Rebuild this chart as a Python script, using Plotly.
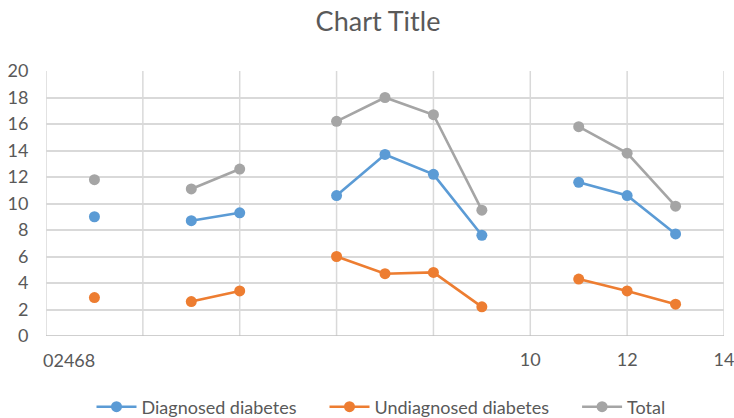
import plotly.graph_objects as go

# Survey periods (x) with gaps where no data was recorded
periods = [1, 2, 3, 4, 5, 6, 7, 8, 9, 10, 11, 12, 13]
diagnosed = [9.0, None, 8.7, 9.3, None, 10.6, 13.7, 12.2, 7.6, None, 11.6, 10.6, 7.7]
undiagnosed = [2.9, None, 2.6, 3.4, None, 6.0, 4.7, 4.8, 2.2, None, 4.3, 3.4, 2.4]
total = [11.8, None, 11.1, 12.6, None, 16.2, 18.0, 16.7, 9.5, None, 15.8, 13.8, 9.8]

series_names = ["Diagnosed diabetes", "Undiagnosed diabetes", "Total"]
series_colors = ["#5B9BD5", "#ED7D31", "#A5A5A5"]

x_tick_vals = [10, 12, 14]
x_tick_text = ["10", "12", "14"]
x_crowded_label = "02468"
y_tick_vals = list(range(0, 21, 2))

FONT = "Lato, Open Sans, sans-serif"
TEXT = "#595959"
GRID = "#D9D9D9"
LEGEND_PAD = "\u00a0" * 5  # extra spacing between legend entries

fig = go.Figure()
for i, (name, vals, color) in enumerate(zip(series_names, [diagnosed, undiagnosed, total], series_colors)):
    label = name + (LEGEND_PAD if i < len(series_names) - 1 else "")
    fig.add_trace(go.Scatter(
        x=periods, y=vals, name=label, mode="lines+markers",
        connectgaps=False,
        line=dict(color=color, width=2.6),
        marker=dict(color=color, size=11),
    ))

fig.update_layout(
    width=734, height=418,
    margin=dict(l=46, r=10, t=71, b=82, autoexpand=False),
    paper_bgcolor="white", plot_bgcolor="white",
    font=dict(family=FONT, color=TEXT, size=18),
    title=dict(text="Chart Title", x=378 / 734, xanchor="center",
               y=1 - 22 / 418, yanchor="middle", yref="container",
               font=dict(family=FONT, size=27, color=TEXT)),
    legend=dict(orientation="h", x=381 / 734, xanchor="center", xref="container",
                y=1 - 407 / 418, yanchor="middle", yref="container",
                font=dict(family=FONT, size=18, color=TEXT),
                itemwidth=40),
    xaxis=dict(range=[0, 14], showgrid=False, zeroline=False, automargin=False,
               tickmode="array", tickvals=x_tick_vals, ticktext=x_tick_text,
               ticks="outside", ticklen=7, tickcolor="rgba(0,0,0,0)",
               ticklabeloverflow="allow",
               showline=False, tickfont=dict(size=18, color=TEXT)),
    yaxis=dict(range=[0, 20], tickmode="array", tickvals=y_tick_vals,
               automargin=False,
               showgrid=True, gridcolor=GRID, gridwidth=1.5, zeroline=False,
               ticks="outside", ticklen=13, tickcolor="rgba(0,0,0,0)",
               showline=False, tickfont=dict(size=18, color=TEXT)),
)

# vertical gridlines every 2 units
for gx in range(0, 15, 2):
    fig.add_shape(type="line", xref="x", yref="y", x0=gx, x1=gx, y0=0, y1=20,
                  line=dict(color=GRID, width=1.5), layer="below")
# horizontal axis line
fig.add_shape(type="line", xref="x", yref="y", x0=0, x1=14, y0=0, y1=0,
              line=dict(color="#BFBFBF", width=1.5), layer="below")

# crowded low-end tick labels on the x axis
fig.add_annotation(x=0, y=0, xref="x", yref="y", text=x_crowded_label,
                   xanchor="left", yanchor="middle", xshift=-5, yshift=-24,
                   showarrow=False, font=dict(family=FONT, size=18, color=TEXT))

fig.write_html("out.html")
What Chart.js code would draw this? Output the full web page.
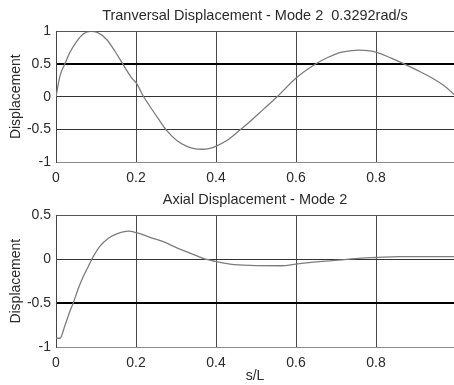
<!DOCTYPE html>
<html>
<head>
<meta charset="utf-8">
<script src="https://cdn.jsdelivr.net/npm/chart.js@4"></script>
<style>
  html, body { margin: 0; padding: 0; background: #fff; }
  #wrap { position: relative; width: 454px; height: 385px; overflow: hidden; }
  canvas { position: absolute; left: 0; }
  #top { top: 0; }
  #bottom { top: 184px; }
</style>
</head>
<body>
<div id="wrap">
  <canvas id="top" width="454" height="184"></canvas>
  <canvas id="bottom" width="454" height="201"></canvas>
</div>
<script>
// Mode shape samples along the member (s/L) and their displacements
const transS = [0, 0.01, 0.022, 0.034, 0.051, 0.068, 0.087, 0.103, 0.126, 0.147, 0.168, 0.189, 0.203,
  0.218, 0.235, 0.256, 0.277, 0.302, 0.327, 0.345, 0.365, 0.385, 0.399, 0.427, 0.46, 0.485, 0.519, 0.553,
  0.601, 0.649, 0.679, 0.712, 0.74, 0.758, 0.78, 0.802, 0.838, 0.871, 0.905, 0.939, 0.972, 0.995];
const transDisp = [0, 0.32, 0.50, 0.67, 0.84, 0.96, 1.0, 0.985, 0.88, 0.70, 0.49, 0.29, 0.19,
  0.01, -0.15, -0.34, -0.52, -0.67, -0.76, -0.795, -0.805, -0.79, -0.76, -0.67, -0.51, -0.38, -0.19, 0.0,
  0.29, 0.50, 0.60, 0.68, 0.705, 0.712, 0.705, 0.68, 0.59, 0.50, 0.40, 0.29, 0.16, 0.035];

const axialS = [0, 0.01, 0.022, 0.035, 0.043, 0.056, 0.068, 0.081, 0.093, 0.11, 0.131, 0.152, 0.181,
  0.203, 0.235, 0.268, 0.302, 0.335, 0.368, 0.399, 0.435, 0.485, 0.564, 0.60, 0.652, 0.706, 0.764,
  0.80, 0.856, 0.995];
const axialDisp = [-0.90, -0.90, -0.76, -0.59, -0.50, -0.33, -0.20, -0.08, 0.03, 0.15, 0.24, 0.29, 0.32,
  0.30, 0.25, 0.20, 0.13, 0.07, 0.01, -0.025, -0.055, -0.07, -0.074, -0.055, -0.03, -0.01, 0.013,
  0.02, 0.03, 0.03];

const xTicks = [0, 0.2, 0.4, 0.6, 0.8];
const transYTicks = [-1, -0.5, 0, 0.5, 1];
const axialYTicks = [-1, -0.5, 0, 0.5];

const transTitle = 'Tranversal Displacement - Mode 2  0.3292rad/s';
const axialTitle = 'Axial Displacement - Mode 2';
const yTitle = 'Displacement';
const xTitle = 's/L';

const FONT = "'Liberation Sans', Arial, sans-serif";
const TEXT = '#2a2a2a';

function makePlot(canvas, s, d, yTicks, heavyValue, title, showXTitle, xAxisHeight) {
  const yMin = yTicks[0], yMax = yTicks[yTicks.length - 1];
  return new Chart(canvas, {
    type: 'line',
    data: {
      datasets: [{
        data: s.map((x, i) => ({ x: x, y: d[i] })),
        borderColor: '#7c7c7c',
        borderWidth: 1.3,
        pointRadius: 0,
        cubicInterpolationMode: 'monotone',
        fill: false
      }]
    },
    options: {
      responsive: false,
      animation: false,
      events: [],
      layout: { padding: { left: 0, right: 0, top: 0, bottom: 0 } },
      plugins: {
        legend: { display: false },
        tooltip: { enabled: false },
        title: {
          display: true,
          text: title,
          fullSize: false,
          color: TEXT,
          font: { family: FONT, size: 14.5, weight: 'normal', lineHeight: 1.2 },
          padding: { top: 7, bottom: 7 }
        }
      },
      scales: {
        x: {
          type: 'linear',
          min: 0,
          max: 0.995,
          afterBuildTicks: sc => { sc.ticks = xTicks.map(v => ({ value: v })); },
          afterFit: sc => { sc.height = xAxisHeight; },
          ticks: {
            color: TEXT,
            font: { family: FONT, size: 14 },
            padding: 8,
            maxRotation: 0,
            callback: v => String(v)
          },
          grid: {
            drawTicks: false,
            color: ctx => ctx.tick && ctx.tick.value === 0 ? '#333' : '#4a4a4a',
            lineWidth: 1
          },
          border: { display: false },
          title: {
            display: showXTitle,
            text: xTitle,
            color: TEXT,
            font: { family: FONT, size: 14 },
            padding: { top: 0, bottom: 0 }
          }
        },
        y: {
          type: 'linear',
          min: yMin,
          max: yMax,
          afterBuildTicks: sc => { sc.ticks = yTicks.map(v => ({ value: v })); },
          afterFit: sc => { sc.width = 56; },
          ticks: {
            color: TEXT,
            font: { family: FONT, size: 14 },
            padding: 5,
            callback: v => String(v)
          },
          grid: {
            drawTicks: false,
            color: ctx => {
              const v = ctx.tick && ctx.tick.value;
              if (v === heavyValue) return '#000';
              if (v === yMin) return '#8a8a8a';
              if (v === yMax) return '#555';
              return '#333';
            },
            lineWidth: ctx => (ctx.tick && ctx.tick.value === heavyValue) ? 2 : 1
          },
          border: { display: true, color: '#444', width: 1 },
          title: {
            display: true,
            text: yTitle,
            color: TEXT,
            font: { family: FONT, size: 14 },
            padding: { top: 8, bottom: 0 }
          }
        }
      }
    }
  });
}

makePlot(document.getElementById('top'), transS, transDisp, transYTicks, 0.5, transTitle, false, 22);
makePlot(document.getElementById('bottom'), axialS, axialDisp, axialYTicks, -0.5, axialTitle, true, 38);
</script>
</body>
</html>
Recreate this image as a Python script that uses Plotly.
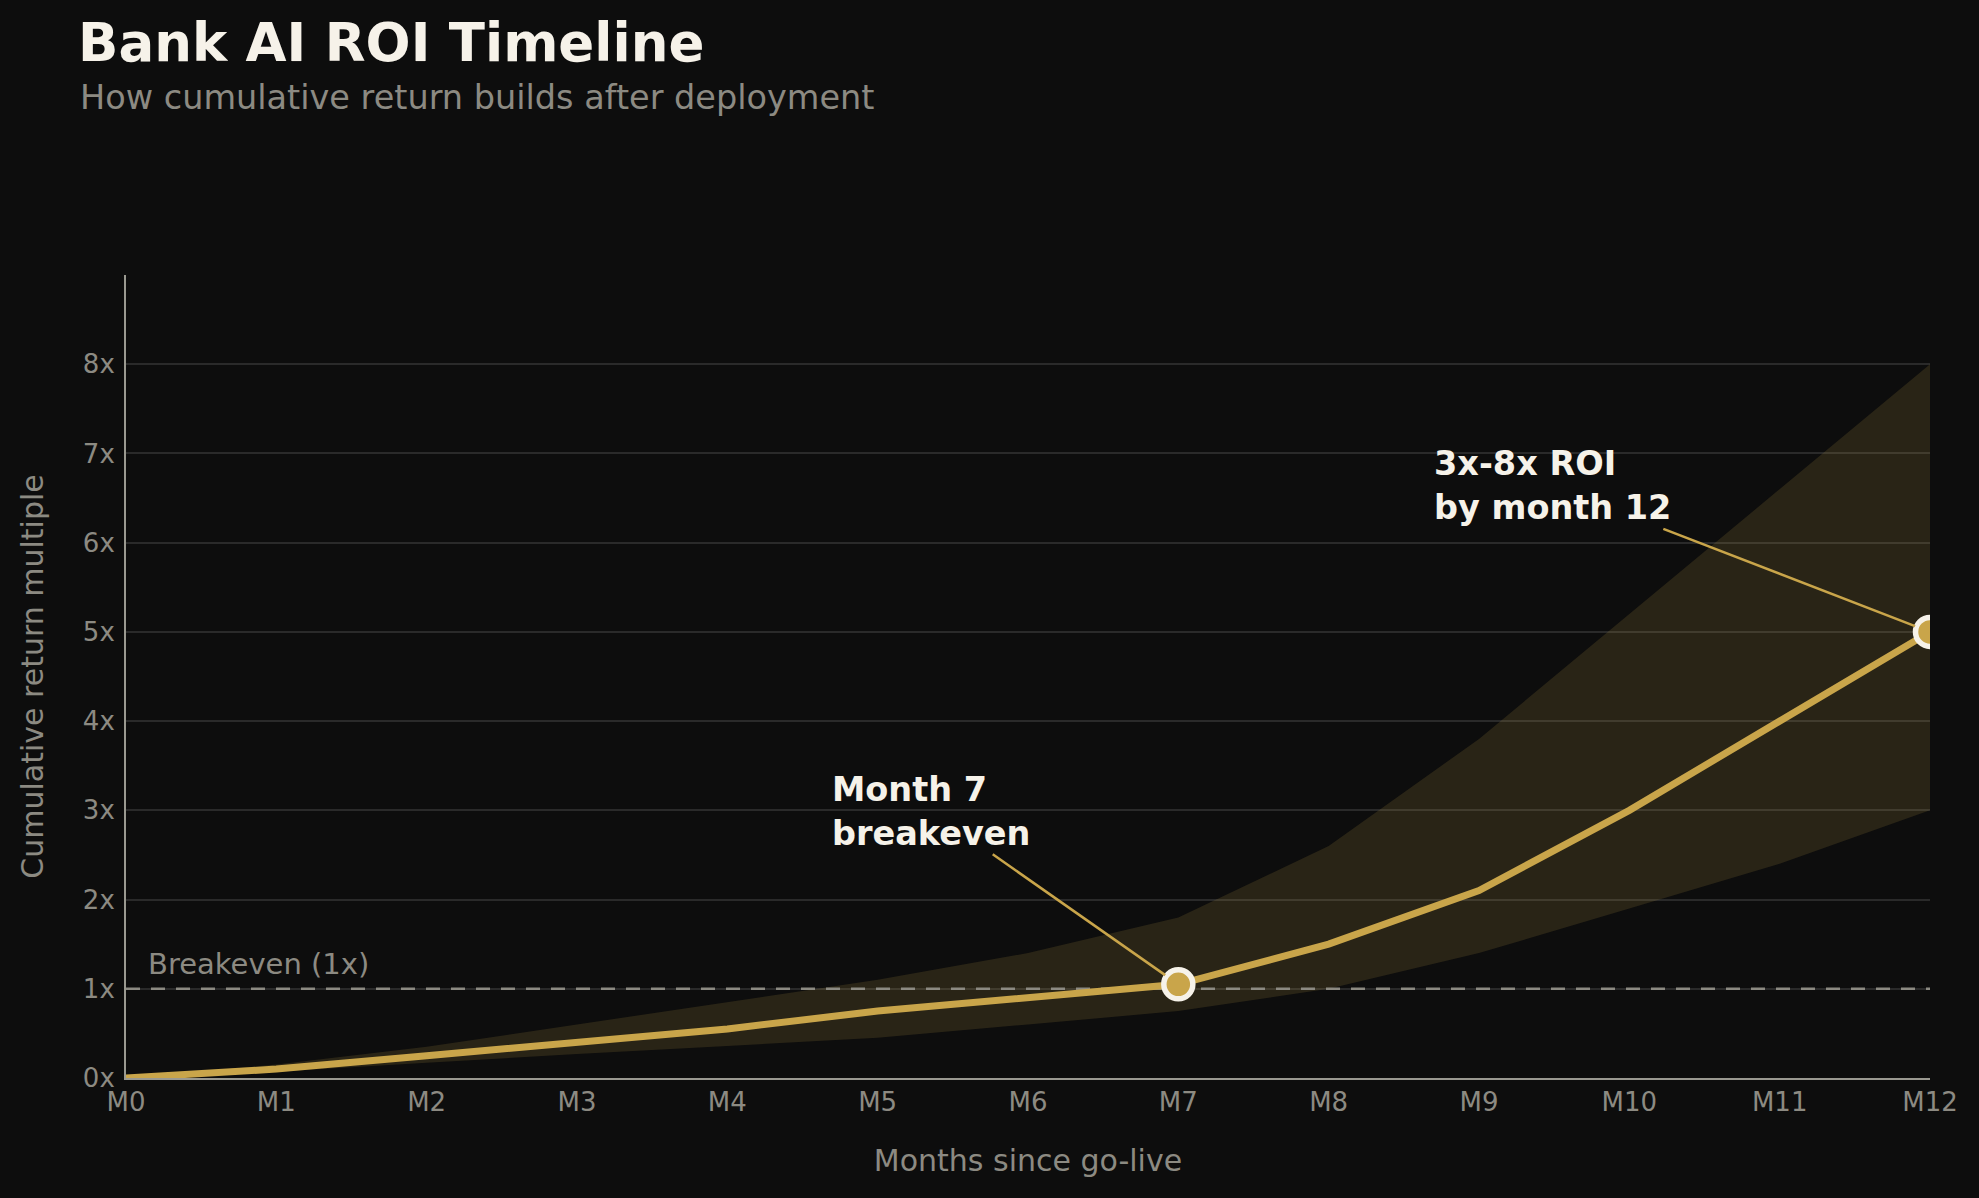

########################################

Set exercise |
Point out every line holding the string "Python" and copy it.

Solved exercise |
Rebuild this chart as a Python script, using Plotly.
Recreate this image as a Python script that uses Plotly.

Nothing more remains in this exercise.